Pedihnya Nelayan Berjibaku dengan Pencemaran Teluk Jakarta

0

pelita.online-Pagi dini hari di dermaga Muara Angke menjadi pemandangan biasa, iring-iringan perahu nelayan menuju perairan di Teluk Jakarta. Mereka dengan suara khas mesin diesel, menuju ke tengah laut dengan satu tujuan yakni mengais-ngais isi laut agar dapat bertahan hidup di kota metropolitan ini.

Para nelayan ini tidak semuanya mencari ikan dengan cara menjaring, namun banyak juga yang mengkhususkan diri mencari kerang, teripang dan kepiting dengan cara menyelam. Spesialis menyelam ditunjang dengan bekal rantai besi yang digunakan sebagai pemberat, masker selam, kacamata renang, selang, tali dan kompresor udara setiap harinya bergulat mencari kerang, teripang dan kepiting di dasar laut .

Berlatar belakang apartemen menjulang dan deretan kapal-kapal mewah di Pantai Mutiara, Jakarta Utara, mereka pun terus memacu perahunya ke tengah laut. Sampai di lokasi tujuan, mereka lantas menurunkan jangkar serta bersiap untuk melakukan aksinya.

Mereka memulainya dengan melempar selang dan tali ke permukaan laut. Ritual berikutnya menyalahkan kompresor serta memastikan selang yang panjangnya lebih dari 10 meter itu menyalurkan udara sampai ke masker selam, mengenakan sabuk dari rantai besi, mengalungkan keranjang dan byur mereka menceburkan diri ke dalam laut.

Butuh waktu sekitar 15 menit keranjang di leher mereka sudah penuh dengan kerang, teripang dan kepiting. Semua itu terus dilakukan berulang-ulang hingga keranjang di perahu penuh, barulah mereka kembali ke Pelabuhan Muara Angke untuk menjual hasil tangkapannya.

Kelihatannya mudah. Kenyataannya tidak demikian. Para nelayan itu harus bertaruh dengan nyawa karena mengandalkan hidupnya dari kompresor dan selang. Banyak kecelakaan disebabkan kompresor mati mendadak atau selang yang tidak sengaja terlipat.

Banyak dari nelayan ini kehilangan pendengaran karena mengalami kecelakaan kerja di kedalaman 10 meter. Hal ini terjadi karena mereka harus menahan nafas agar bisa selamat sampai permukaan. Meski rantai pemberat di lepas, tetap butuh waktu agar sampai permukaan apalagi di leher mereka masih tergantung keranjang yang tentunya sangat berat kalau sudah terisi muatan.

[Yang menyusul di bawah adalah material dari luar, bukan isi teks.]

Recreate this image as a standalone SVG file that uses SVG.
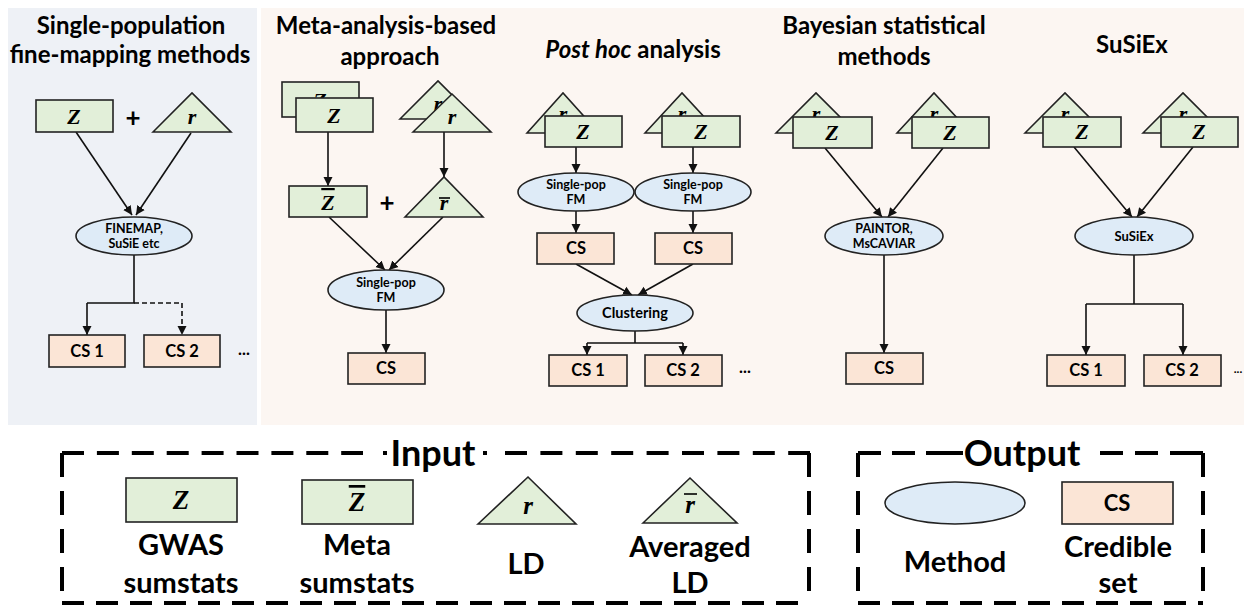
<svg xmlns="http://www.w3.org/2000/svg" width="1244" height="607" viewBox="0 0 1244 607">
<style>
.sh{stroke:#222;stroke-width:1.6}
.g{fill:#e2efd9}.p{fill:#fbe5d6}.b{fill:#deebf7}
text{font-family:Lato,"Open Sans",sans-serif;font-weight:bold;fill:#000;text-anchor:middle}
.t{font-size:24px}
.m{font-family:"Liberation Serif",serif;font-style:italic;font-size:22px}
.ml{font-family:"Liberation Serif",serif;font-style:italic;font-size:27px}
.mr{font-family:"Liberation Serif",serif;font-style:italic;font-size:25px}
.ov{text-decoration:overline}
.s{font-size:12.5px}
.cs{font-size:16.5px}
.lg{font-size:29px}
.hd{font-size:36px}
.c{fill:none;stroke:#111;stroke-width:1.6}
.ca{fill:none;stroke:#111;stroke-width:1.6;marker-end:url(#ah)}
.d{stroke-dasharray:5 3}
.bd{fill:none;stroke:#000;stroke-width:4}
.bar{stroke:#000;stroke-width:1.6}
</style>
<defs>
<marker id="ah" markerUnits="userSpaceOnUse" markerWidth="10" markerHeight="10" refX="9" refY="5" orient="auto">
<path d="M0,0.5 L9,5 L0,9.5 z" fill="#111"/>
</marker>
</defs>

<rect x="8" y="8" width="249" height="417" fill="#eef1f6"/>
<rect x="261" y="8" width="983" height="417" fill="#fcf6f2"/>

<g id="titles">
<text class="t" x="131" y="34">Single-population</text>
<text class="t" x="130" y="63">fine-mapping methods</text>
<text class="t" x="386" y="34">Meta-analysis-based</text>
<text class="t" x="390" y="65">approach</text>
<text class="t" x="633" y="58"><tspan font-style="italic">Post hoc</tspan> analysis</text>
<text class="t" x="884" y="34">Bayesian statistical</text>
<text class="t" x="884" y="65">methods</text>
<text class="t" x="1132" y="53">SuSiEx</text>
</g>

<g id="connectors">
<path class="ca" d="M76,132 L132,215"/>
<path class="ca" d="M191,133 L136,215"/>
<path class="c" d="M134,255 V303 H87"/>
<path class="ca" d="M87,303 V335"/>
<path class="c d" d="M134,303 H182"/>
<path class="ca d" d="M182,303 V335"/>

<path class="ca" d="M328,132 V186"/>
<path class="ca" d="M444,132 V177"/>
<path class="ca" d="M329,217 L385,270"/>
<path class="ca" d="M443,217 L389,270"/>
<path class="ca" d="M386,310 V353"/>

<path class="ca" d="M576,147 V173"/>
<path class="ca" d="M693,147 V173"/>
<path class="ca" d="M576,211 V233"/>
<path class="ca" d="M693,211 V233"/>
<path class="ca" d="M576,264 L632,295"/>
<path class="ca" d="M693,264 L638,295"/>
<path class="c" d="M635,331 V343 M587,343 H683"/>
<path class="ca" d="M587,343 V355"/>
<path class="ca" d="M683,343 V355"/>

<path class="ca" d="M825,148 L882,217"/>
<path class="ca" d="M943,148 L888,217"/>
<path class="ca" d="M884,255 V353"/>

<path class="ca" d="M1074,147 L1132,217"/>
<path class="ca" d="M1193,147 L1137,217"/>
<path class="c" d="M1134,255 V304 M1086,304 H1183"/>
<path class="ca" d="M1086,304 V355"/>
<path class="ca" d="M1183,304 V355"/>
</g>

<!-- Panel 1 -->
<g id="p1-z"><rect class="sh g" x="36" y="100" width="77" height="32"/><text class="m" x="74" y="124">Z</text></g>
<g id="p1-plus"><text style="font-size:26px" x="133" y="127">+</text></g>
<g id="p1-r"><polygon class="sh g" points="153,132 192,93 231,132"/><text class="m" x="192" y="124">r</text></g>
<g id="p1-method"><ellipse class="sh b" cx="134" cy="236" rx="58" ry="19"/><text class="s" x="134" y="233">FINEMAP,</text><text class="s" x="134" y="248">SuSiE etc</text></g>
<g id="p1-cs1"><rect class="sh p" x="49" y="335" width="76" height="32"/><text class="cs" x="87" y="357">CS 1</text></g>
<g id="p1-cs2"><rect class="sh p" x="144" y="335" width="76" height="32"/><text class="cs" x="182" y="357">CS 2</text></g>
<g id="p1-more"><text class="cs" x="244" y="355">...</text></g>

<!-- Panel 2 -->
<g id="p2-z"><rect class="sh g" x="282" y="82" width="77" height="35"/><text class="m" x="320" y="108">Z</text><rect class="sh g" x="296" y="98" width="77" height="34"/><text class="m" x="334" y="123">Z</text></g>
<g id="p2-r"><polygon class="sh g" points="400,119 438,81 476,119"/><text class="m" x="438" y="111">r</text><polygon class="sh g" points="413,132 452,94 491,132"/><text class="m" x="452" y="124">r</text></g>
<g id="p2-zbar"><rect class="sh g" x="289" y="186" width="78" height="31"/><text class="m ov" x="328" y="210">Z</text></g>
<g id="p2-plus"><text style="font-size:26px" x="387" y="212">+</text></g>
<g id="p2-rbar"><polygon class="sh g" points="405,217 444,177 483,217"/><line class="bar" x1="439" y1="198" x2="450" y2="198"/><text class="m" x="444" y="210">r</text></g>
<g id="p2-method"><ellipse class="sh b" cx="386" cy="290" rx="58" ry="20"/><text class="s" x="386" y="287">Single-pop</text><text class="s" x="386" y="302">FM</text></g>
<g id="p2-cs"><rect class="sh p" x="348" y="353" width="77" height="31"/><text class="cs" x="386" y="374">CS</text></g>

<!-- Panel 3 -->
<g id="p3-in1"><polygon class="sh g" points="527,133 563,93 599,133"/><text class="m" x="563" y="121">r</text><rect class="sh g" x="545" y="116" width="77" height="31"/><text class="m" x="583" y="139">Z</text></g>
<g id="p3-in2"><polygon class="sh g" points="645,133 682,93 719,133"/><text class="m" x="682" y="121">r</text><rect class="sh g" x="662" y="116" width="78" height="31"/><text class="m" x="701" y="139">Z</text></g>
<g id="p3-m1"><ellipse class="sh b" cx="576" cy="192" rx="58" ry="19"/><text class="s" x="576" y="189">Single-pop</text><text class="s" x="576" y="204">FM</text></g>
<g id="p3-m2"><ellipse class="sh b" cx="693" cy="192" rx="58" ry="19"/><text class="s" x="693" y="189">Single-pop</text><text class="s" x="693" y="204">FM</text></g>
<g id="p3-cs-a"><rect class="sh p" x="537" y="233" width="77" height="31"/><text class="cs" x="576" y="254">CS</text></g>
<g id="p3-cs-b"><rect class="sh p" x="655" y="233" width="77" height="31"/><text class="cs" x="693" y="254">CS</text></g>
<g id="p3-cluster"><ellipse class="sh b" cx="635" cy="313" rx="58" ry="18"/><text style="font-size:14.5px" x="635" y="318">Clustering</text></g>
<g id="p3-cs1"><rect class="sh p" x="549" y="355" width="78" height="31"/><text class="cs" x="588" y="376">CS 1</text></g>
<g id="p3-cs2"><rect class="sh p" x="645" y="355" width="77" height="31"/><text class="cs" x="683" y="376">CS 2</text></g>
<g id="p3-more"><text class="cs" x="745" y="373">...</text></g>

<!-- Panel 4 -->
<g id="p4-in1"><polygon class="sh g" points="776,133 816,93 856,133"/><text class="m" x="816" y="121">r</text><rect class="sh g" x="793" y="117" width="79" height="31"/><text class="m" x="832" y="140">Z</text></g>
<g id="p4-in2"><polygon class="sh g" points="897,133 934,93 971,133"/><text class="m" x="934" y="121">r</text><rect class="sh g" x="912" y="117" width="77" height="31"/><text class="m" x="950" y="140">Z</text></g>
<g id="p4-method"><ellipse class="sh b" cx="884" cy="236" rx="59" ry="19"/><text class="s" x="884" y="233">PAINTOR,</text><text class="s" x="884" y="248">MsCAVIAR</text></g>
<g id="p4-cs"><rect class="sh p" x="846" y="353" width="77" height="31"/><text class="cs" x="884" y="374">CS</text></g>

<!-- Panel 5 -->
<g id="p5-in1"><polygon class="sh g" points="1025,133 1065,93 1105,133"/><text class="m" x="1065" y="121">r</text><rect class="sh g" x="1043" y="117" width="78" height="30"/><text class="m" x="1082" y="139">Z</text></g>
<g id="p5-in2"><polygon class="sh g" points="1143,133 1183,93 1223,133"/><text class="m" x="1183" y="121">r</text><rect class="sh g" x="1161" y="117" width="77" height="30"/><text class="m" x="1199" y="139">Z</text></g>
<g id="p5-method"><ellipse class="sh b" cx="1134" cy="236" rx="59" ry="19"/><text style="font-size:13px" x="1134" y="241">SuSiEx</text></g>
<g id="p5-cs1"><rect class="sh p" x="1047" y="355" width="78" height="31"/><text class="cs" x="1086" y="376">CS 1</text></g>
<g id="p5-cs2"><rect class="sh p" x="1144" y="355" width="77" height="31"/><text class="cs" x="1182" y="376">CS 2</text></g>
<g id="p5-more"><text style="font-size:12px" x="1238" y="373" text-anchor="end">...</text></g>

<!-- Legend: Input -->
<g id="legend-input">
<path class="bd" d="M62,453 H363" stroke-dasharray="22 12.9"/>
<rect x="383" y="451" width="4" height="4"/>
<rect x="483" y="451" width="4" height="4"/>
<path class="bd" d="M505,453 H810" stroke-dasharray="22 13.4"/>
<path class="bd" d="M62,453 V603" stroke-dasharray="24 14"/>
<path class="bd" d="M809,453 V603" stroke-dasharray="24 14"/>
<path class="bd" d="M62,603 H810" stroke-dasharray="22 12"/>
<text class="hd" x="433" y="466">Input</text>
</g>
<g id="lg-z"><rect class="sh g" x="126" y="478" width="111" height="44"/><text class="ml" x="181" y="509">Z</text><text class="lg" x="181" y="555">GWAS</text><text class="lg" x="181" y="593">sumstats</text></g>
<g id="lg-zbar"><rect class="sh g" x="302" y="480" width="111" height="44"/><text class="ml ov" x="357" y="511">Z</text><text class="lg" x="357" y="555">Meta</text><text class="lg" x="357" y="593">sumstats</text></g>
<g id="lg-r"><polygon class="sh g" points="478,524 528,477 576,524"/><text class="mr" x="528" y="514">r</text><text class="lg" x="526" y="574">LD</text></g>
<g id="lg-rbar"><polygon class="sh g" points="643,523 690,478 737,523"/><line class="bar" x1="684" y1="494" x2="697" y2="494"/><text class="mr" x="690" y="513">r</text><text class="lg" x="690" y="557">Averaged</text><text class="lg" x="690" y="593">LD</text></g>

<!-- Legend: Output -->
<g id="legend-output">
<path class="bd" d="M858,453 H963" stroke-dasharray="23 11 23 11 37"/>
<path class="bd" d="M1100,453 H1203" stroke-dasharray="23 12 23 12 33"/>
<path class="bd" d="M858,453 V603" stroke-dasharray="24 14"/>
<path class="bd" d="M1203,453 V603" stroke-dasharray="24 14"/>
<path class="bd" d="M858,603 H1203" stroke-dasharray="22 12"/>
<text class="hd" x="1022" y="466">Output</text>
</g>
<g id="lg-method"><ellipse class="sh b" cx="955" cy="503" rx="70" ry="21"/><text class="lg" x="955" y="572">Method</text></g>
<g id="lg-cs"><rect class="sh p" x="1062" y="482" width="111" height="42"/><text style="font-size:22px" x="1117" y="511">CS</text><text class="lg" x="1118" y="557">Credible</text><text class="lg" x="1118" y="593">set</text></g>
</svg>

Persoalan tak sampai di situ. Pencemaran di Teluk Jakarta membuat para penyelam ‘alami’ ini harus pintar-pitar memilih lokasi. Menurut pengakuan nelayan-nelayan ini kalau kondisi perairan Jakarta sedang tercemar berat di bawah laut tidak terlihat apapun. Mereka memilih pindah lokasi ketimbang menginjak ikan pari atau bulu babi, serta hewan beracun lainnya.

Persoalan limbah ini memang menjadi masalah serius di Teluk Jakarta. Terdapat 13 sungai yang masuk ke Ibu Kota dan semuanya bermuara ke Teluk Jakarta. Persoalannya hampir semua sungai itu membawa limbah, tidak hanya sampah tetapi juga bahan-bahan kimia.

Kondisi ini membuat Teluk Jakarta tercemar logam berat, seperti dilaporkan Antara. Hal ini dapat dilihat dari hewan-hewan pasif di dasar laut seperti Kerang Hijau (Perna Viridis) yang mampu hidup dan menyerap logam berat. Dalam kandungan Kerang Hijau di Teluk Jakarta terdapat kandungan merkuri (Hg), kadmium (Cd), timbal (Pb), krom (Cr) dan timah (Sn).
Dengan demikian nelayan yang berprofesi sebagai penangkap kerang harus lebih jauh lagi mencari buruannya. Tentunya kondisi ini membuat biaya operasional semakin meningkat sehingga pada akhirnya menggerus pendapatan mereka.

Nasib yang sama juga menimpa nelayan penangkap ikan. Ribuan nelayan di pesisir Teluk Jakarta mengaku hasil tangkapannya kian berkurang akibat pencemaran. Bahkan beberapa nelayan mengaku kerap mengalami kerugian akibat tidak mampu menutup biaya operasional.